■ **To do**: Leave out the images and repeat the listing below without a single change.

■ **Available data**:
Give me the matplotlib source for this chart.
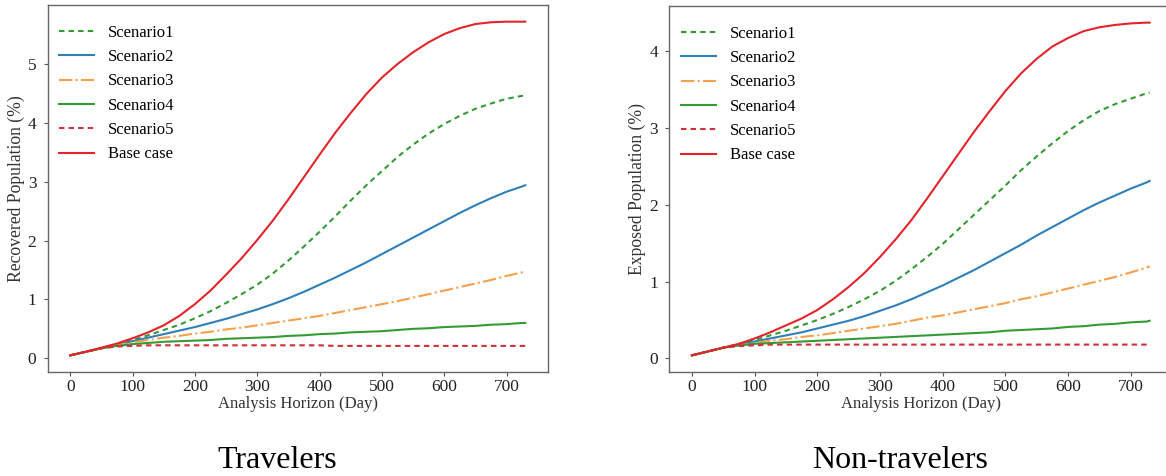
import matplotlib
matplotlib.use("Agg")
import matplotlib.pyplot as plt

plt.rcParams['font.family'] = ['Liberation Serif', 'DejaVu Serif']

days = [0, 25, 50, 75, 100, 125, 150, 175, 200, 225, 250, 275, 300, 325, 350,
        375, 400, 425, 450, 475, 500, 525, 550, 575, 600, 625, 650, 675, 700, 725, 730]

series_names = ["Scenario1", "Scenario2", "Scenario3", "Scenario4", "Scenario5", "Base case"]

# Travelers: Recovered Population (%)
trav_s1 = [0.05, 0.11, 0.17, 0.24, 0.31, 0.39, 0.48, 0.57, 0.68, 0.80, 0.94, 1.09, 1.25, 1.44, 1.66,
           1.90, 2.15, 2.41, 2.68, 2.94, 3.18, 3.42, 3.63, 3.82, 3.98, 4.12, 4.24, 4.33, 4.41, 4.46, 4.47]
trav_s2 = [0.05, 0.11, 0.17, 0.23, 0.29, 0.35, 0.41, 0.47, 0.53, 0.60, 0.67, 0.75, 0.83, 0.92, 1.02,
           1.13, 1.25, 1.37, 1.50, 1.63, 1.77, 1.91, 2.05, 2.19, 2.33, 2.47, 2.60, 2.72, 2.83, 2.92, 2.94]
trav_s3 = [0.05, 0.11, 0.17, 0.22, 0.27, 0.31, 0.35, 0.38, 0.42, 0.45, 0.49, 0.52, 0.56, 0.60, 0.64,
           0.68, 0.72, 0.77, 0.82, 0.87, 0.92, 0.97, 1.03, 1.09, 1.15, 1.21, 1.27, 1.33, 1.40, 1.46, 1.48]
trav_s4 = [0.05, 0.11, 0.17, 0.21, 0.24, 0.26, 0.28, 0.29, 0.30, 0.31, 0.33, 0.34, 0.35, 0.36, 0.38,
           0.39, 0.41, 0.42, 0.44, 0.45, 0.46, 0.48, 0.50, 0.51, 0.53, 0.54, 0.55, 0.57, 0.58, 0.60, 0.60]
trav_s5 = [0.05, 0.11, 0.17, 0.20, 0.21, 0.22, 0.22, 0.22, 0.22, 0.22, 0.22, 0.22, 0.22, 0.22, 0.22,
           0.22, 0.22, 0.21, 0.21, 0.21, 0.21, 0.21, 0.21, 0.21, 0.21, 0.21, 0.21, 0.21, 0.21, 0.21, 0.21]
trav_base = [0.05, 0.11, 0.18, 0.25, 0.34, 0.44, 0.56, 0.72, 0.92, 1.15, 1.42, 1.70, 2.01, 2.34, 2.70,
             3.08, 3.46, 3.83, 4.17, 4.49, 4.77, 5.00, 5.20, 5.37, 5.51, 5.61, 5.68, 5.71, 5.72, 5.72, 5.72]

# Non-travelers: Exposed Population (%)
non_s1 = [0.04, 0.09, 0.14, 0.19, 0.24, 0.30, 0.36, 0.43, 0.50, 0.58, 0.67, 0.77, 0.88, 1.01, 1.16,
          1.32, 1.49, 1.68, 1.87, 2.06, 2.25, 2.45, 2.63, 2.80, 2.96, 3.10, 3.22, 3.31, 3.38, 3.45, 3.46]
non_s2 = [0.04, 0.09, 0.14, 0.18, 0.22, 0.26, 0.30, 0.34, 0.39, 0.44, 0.49, 0.55, 0.62, 0.69, 0.77,
          0.86, 0.95, 1.05, 1.15, 1.26, 1.37, 1.48, 1.60, 1.71, 1.82, 1.93, 2.03, 2.12, 2.21, 2.29, 2.31]
non_s3 = [0.04, 0.09, 0.14, 0.17, 0.20, 0.23, 0.25, 0.28, 0.30, 0.33, 0.36, 0.39, 0.42, 0.45, 0.49,
          0.53, 0.56, 0.60, 0.64, 0.68, 0.72, 0.77, 0.81, 0.86, 0.91, 0.96, 1.01, 1.06, 1.12, 1.18, 1.20]
non_s4 = [0.04, 0.09, 0.14, 0.17, 0.19, 0.20, 0.21, 0.22, 0.23, 0.24, 0.25, 0.26, 0.27, 0.28, 0.29,
          0.30, 0.31, 0.32, 0.33, 0.34, 0.36, 0.37, 0.38, 0.39, 0.41, 0.42, 0.44, 0.45, 0.47, 0.48, 0.49]
non_s5 = [0.04, 0.09, 0.14, 0.16, 0.17, 0.18, 0.18, 0.18, 0.18, 0.18, 0.18, 0.18, 0.18, 0.18, 0.18,
          0.18, 0.18, 0.18, 0.18, 0.18, 0.18, 0.18, 0.18, 0.18, 0.18, 0.18, 0.18, 0.18, 0.18, 0.18, 0.18]
non_base = [0.04, 0.09, 0.14, 0.19, 0.26, 0.34, 0.43, 0.52, 0.63, 0.77, 0.93, 1.11, 1.32, 1.55, 1.80,
            2.08, 2.37, 2.66, 2.95, 3.22, 3.48, 3.71, 3.90, 4.06, 4.17, 4.26, 4.31, 4.34, 4.36, 4.37, 4.37]

xticks = [0, 100, 200, 300, 400, 500, 600, 700]
trav_yticks = [0, 1, 2, 3, 4, 5]
non_yticks = [0, 1, 2, 3, 4]

styles = [
    dict(color='#349b34', linestyle=(0, (2.6, 2.0))),
    dict(color='#2f7fb8', linestyle='-'),
    dict(color='#f5a04a', linestyle='-.'),
    dict(color='#349b34', linestyle='-'),
    dict(color='#d0303a', linestyle=(0, (2.6, 2.0))),
    dict(color='#e3242b', linestyle='-'),
]

W, H = 1166, 476
fig = plt.figure(figsize=(W / 100, H / 100), dpi=100)
ax1 = fig.add_axes([47.5 / W, 1 - 372 / H, 500.5 / W, 367 / H])
ax2 = fig.add_axes([669 / W, 1 - 372 / H, 503.5 / W, 366 / H])

panels = [
    (ax1, [trav_s1, trav_s2, trav_s3, trav_s4, trav_s5, trav_base], "Recovered Population (%)", trav_yticks),
    (ax2, [non_s1, non_s2, non_s3, non_s4, non_s5, non_base], "Exposed Population (%)", non_yticks),
]

for ax, data, ylabel, yticks in panels:
    for name, vals, st in zip(series_names, data, styles):
        ax.plot(days, vals, label=name, linewidth=1.5, **st)
    ax.set_xticks(xticks)
    ax.set_yticks(yticks)
    ax.tick_params(axis='both', labelsize=12.5, length=3, width=0.8, color='#555555', pad=2,
                   labelcolor='#222222')
    ax.tick_params(axis='y', pad=5)
    ax.set_xlabel("Analysis Horizon (Day)", fontsize=12, labelpad=1, color='#333333')
    ax.set_ylabel(ylabel, fontsize=12.7, labelpad=2, color='#333333')
    for sp in ax.spines.values():
        sp.set_color('#666666')
        sp.set_linewidth(1.0)
    ax.legend(loc='upper left', bbox_to_anchor=(0.0, 0.978), frameon=False, fontsize=12,
              handlelength=2.1, handletextpad=0.85, labelspacing=0.5, borderaxespad=0.3)

fig.text(277.5 / W, 1 - 460 / H, "Travelers", fontsize=23, ha='center', va='center')
fig.text(900 / W, 1 - 460 / H, "Non-travelers", fontsize=23, ha='center', va='center')

fig.savefig("out.png", dpi=100)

■ **The response**:
Give me the matplotlib source for this chart.
import matplotlib
matplotlib.use("Agg")
import matplotlib.pyplot as plt

plt.rcParams['font.family'] = ['Liberation Serif', 'DejaVu Serif']

days = [0, 25, 50, 75, 100, 125, 150, 175, 200, 225, 250, 275, 300, 325, 350,
        375, 400, 425, 450, 475, 500, 525, 550, 575, 600, 625, 650, 675, 700, 725, 730]

series_names = ["Scenario1", "Scenario2", "Scenario3", "Scenario4", "Scenario5", "Base case"]

# Travelers: Recovered Population (%)
trav_s1 = [0.05, 0.11, 0.17, 0.24, 0.31, 0.39, 0.48, 0.57, 0.68, 0.80, 0.94, 1.09, 1.25, 1.44, 1.66,
           1.90, 2.15, 2.41, 2.68, 2.94, 3.18, 3.42, 3.63, 3.82, 3.98, 4.12, 4.24, 4.33, 4.41, 4.46, 4.47]
trav_s2 = [0.05, 0.11, 0.17, 0.23, 0.29, 0.35, 0.41, 0.47, 0.53, 0.60, 0.67, 0.75, 0.83, 0.92, 1.02,
           1.13, 1.25, 1.37, 1.50, 1.63, 1.77, 1.91, 2.05, 2.19, 2.33, 2.47, 2.60, 2.72, 2.83, 2.92, 2.94]
trav_s3 = [0.05, 0.11, 0.17, 0.22, 0.27, 0.31, 0.35, 0.38, 0.42, 0.45, 0.49, 0.52, 0.56, 0.60, 0.64,
           0.68, 0.72, 0.77, 0.82, 0.87, 0.92, 0.97, 1.03, 1.09, 1.15, 1.21, 1.27, 1.33, 1.40, 1.46, 1.48]
trav_s4 = [0.05, 0.11, 0.17, 0.21, 0.24, 0.26, 0.28, 0.29, 0.30, 0.31, 0.33, 0.34, 0.35, 0.36, 0.38,
           0.39, 0.41, 0.42, 0.44, 0.45, 0.46, 0.48, 0.50, 0.51, 0.53, 0.54, 0.55, 0.57, 0.58, 0.60, 0.60]
trav_s5 = [0.05, 0.11, 0.17, 0.20, 0.21, 0.22, 0.22, 0.22, 0.22, 0.22, 0.22, 0.22, 0.22, 0.22, 0.22,
           0.22, 0.22, 0.21, 0.21, 0.21, 0.21, 0.21, 0.21, 0.21, 0.21, 0.21, 0.21, 0.21, 0.21, 0.21, 0.21]
trav_base = [0.05, 0.11, 0.18, 0.25, 0.34, 0.44, 0.56, 0.72, 0.92, 1.15, 1.42, 1.70, 2.01, 2.34, 2.70,
             3.08, 3.46, 3.83, 4.17, 4.49, 4.77, 5.00, 5.20, 5.37, 5.51, 5.61, 5.68, 5.71, 5.72, 5.72, 5.72]

# Non-travelers: Exposed Population (%)
non_s1 = [0.04, 0.09, 0.14, 0.19, 0.24, 0.30, 0.36, 0.43, 0.50, 0.58, 0.67, 0.77, 0.88, 1.01, 1.16,
          1.32, 1.49, 1.68, 1.87, 2.06, 2.25, 2.45, 2.63, 2.80, 2.96, 3.10, 3.22, 3.31, 3.38, 3.45, 3.46]
non_s2 = [0.04, 0.09, 0.14, 0.18, 0.22, 0.26, 0.30, 0.34, 0.39, 0.44, 0.49, 0.55, 0.62, 0.69, 0.77,
          0.86, 0.95, 1.05, 1.15, 1.26, 1.37, 1.48, 1.60, 1.71, 1.82, 1.93, 2.03, 2.12, 2.21, 2.29, 2.31]
non_s3 = [0.04, 0.09, 0.14, 0.17, 0.20, 0.23, 0.25, 0.28, 0.30, 0.33, 0.36, 0.39, 0.42, 0.45, 0.49,
          0.53, 0.56, 0.60, 0.64, 0.68, 0.72, 0.77, 0.81, 0.86, 0.91, 0.96, 1.01, 1.06, 1.12, 1.18, 1.20]
non_s4 = [0.04, 0.09, 0.14, 0.17, 0.19, 0.20, 0.21, 0.22, 0.23, 0.24, 0.25, 0.26, 0.27, 0.28, 0.29,
          0.30, 0.31, 0.32, 0.33, 0.34, 0.36, 0.37, 0.38, 0.39, 0.41, 0.42, 0.44, 0.45, 0.47, 0.48, 0.49]
non_s5 = [0.04, 0.09, 0.14, 0.16, 0.17, 0.18, 0.18, 0.18, 0.18, 0.18, 0.18, 0.18, 0.18, 0.18, 0.18,
          0.18, 0.18, 0.18, 0.18, 0.18, 0.18, 0.18, 0.18, 0.18, 0.18, 0.18, 0.18, 0.18, 0.18, 0.18, 0.18]
non_base = [0.04, 0.09, 0.14, 0.19, 0.26, 0.34, 0.43, 0.52, 0.63, 0.77, 0.93, 1.11, 1.32, 1.55, 1.80,
            2.08, 2.37, 2.66, 2.95, 3.22, 3.48, 3.71, 3.90, 4.06, 4.17, 4.26, 4.31, 4.34, 4.36, 4.37, 4.37]

xticks = [0, 100, 200, 300, 400, 500, 600, 700]
trav_yticks = [0, 1, 2, 3, 4, 5]
non_yticks = [0, 1, 2, 3, 4]

styles = [
    dict(color='#349b34', linestyle=(0, (2.6, 2.0))),
    dict(color='#2f7fb8', linestyle='-'),
    dict(color='#f5a04a', linestyle='-.'),
    dict(color='#349b34', linestyle='-'),
    dict(color='#d0303a', linestyle=(0, (2.6, 2.0))),
    dict(color='#e3242b', linestyle='-'),
]

W, H = 1166, 476
fig = plt.figure(figsize=(W / 100, H / 100), dpi=100)
ax1 = fig.add_axes([47.5 / W, 1 - 372 / H, 500.5 / W, 367 / H])
ax2 = fig.add_axes([669 / W, 1 - 372 / H, 503.5 / W, 366 / H])

panels = [
    (ax1, [trav_s1, trav_s2, trav_s3, trav_s4, trav_s5, trav_base], "Recovered Population (%)", trav_yticks),
    (ax2, [non_s1, non_s2, non_s3, non_s4, non_s5, non_base], "Exposed Population (%)", non_yticks),
]

for ax, data, ylabel, yticks in panels:
    for name, vals, st in zip(series_names, data, styles):
        ax.plot(days, vals, label=name, linewidth=1.5, **st)
    ax.set_xticks(xticks)
    ax.set_yticks(yticks)
    ax.tick_params(axis='both', labelsize=12.5, length=3, width=0.8, color='#555555', pad=2,
                   labelcolor='#222222')
    ax.tick_params(axis='y', pad=5)
    ax.set_xlabel("Analysis Horizon (Day)", fontsize=12, labelpad=1, color='#333333')
    ax.set_ylabel(ylabel, fontsize=12.7, labelpad=2, color='#333333')
    for sp in ax.spines.values():
        sp.set_color('#666666')
        sp.set_linewidth(1.0)
    ax.legend(loc='upper left', bbox_to_anchor=(0.0, 0.978), frameon=False, fontsize=12,
              handlelength=2.1, handletextpad=0.85, labelspacing=0.5, borderaxespad=0.3)

fig.text(277.5 / W, 1 - 460 / H, "Travelers", fontsize=23, ha='center', va='center')
fig.text(900 / W, 1 - 460 / H, "Non-travelers", fontsize=23, ha='center', va='center')

fig.savefig("out.png", dpi=100)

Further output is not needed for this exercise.